SEBI will consider rules to limit a surge in derivatives trading, people familiar with the matter said, after growing retail participation took the speculative bets to the highest in the world.
The Securities and Exchange Board of India will discuss the measures proposed earlier in July — including limiting the number of options with weekly expirations and raising the minimum contract size — at a board meeting Monday, the people said, asking not to be identified before a final announcement.
Authorities are trying to raise barriers for retail investors, who are channelling household savings into risky assets and pushing annual turnover in derivatives above the output of Asia’s third-largest economy. The move would mark the most sweeping SEBI intervention since the Covid-19 pandemic, when the regulator sought to curb excessive short selling through derivatives during a market crash.
The limits would shield individual traders — nine out of 10 lost money in the segment in the three-year period ended March, according to SEBI’s latest study. Exchanges and brokers, however, are poised to suffer. Analysts estimate volumes in equity derivatives would shrink by about one-third.
Profits at global quantitative trading firms’ may also come under threat just as they started expanding in the country’s $5 trillion stock market. Optiver BV, Citadel Securities LLP and Jump Trading LLC are among those that have grown their presence in recent years.
Local media reported earlier that the agenda for SEBI’s board meeting would include a discussion on derivatives. A representative for the regulator didn’t respond to an email seeking comments.
Equity options — highly volatile and risky instruments — have thrived in India because of their low cost and higher leverage. In 2023, investors in the country traded 85 billion of the contracts, more than anywhere else in the world. Retail investors now account for more than one-third of the options market, otherwise dominated by high-frequency traders.
The South Asian nation grabbed headlines earlier in the year after the revelation that US-based quant trading giant Jane Street Group made $1 billion in profits in 2023 by trading in the Indian options market.

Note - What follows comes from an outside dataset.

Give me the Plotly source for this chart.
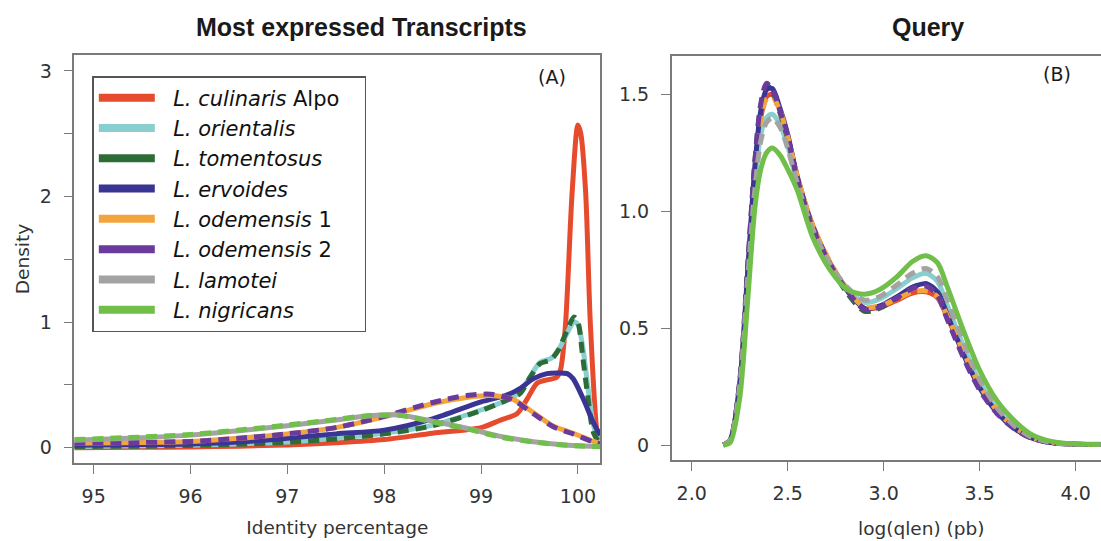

Foreign investors and proprietary trading desks using algorithms pocketed $7 billion in gross profits with futures and options in the financial year ended in March.
SEBI Chairperson Madhabi Puri Buch has described the surge in derivatives trading as a “macro issue” that diverts capital from productive use in the economy. Her warnings — and tax hikes coming into effect next month — have helped bring down the volume of contracts traded from a record $6 trillion in February.
SEBI’s urgency to tighten the market further underscores the authorities’ worries over the segment that has grown over 40-fold since 2019.
“The new proposals could be implemented in a phased manner as SEBI may not want to shock the system,” said Abhay Agarwal, fund manager at Piper Serica Advisors Pvt. “The regulator’s main agenda would be to limit the use of these instruments for speculative activity, while ensuring that their utility for hedging portfolios remains.”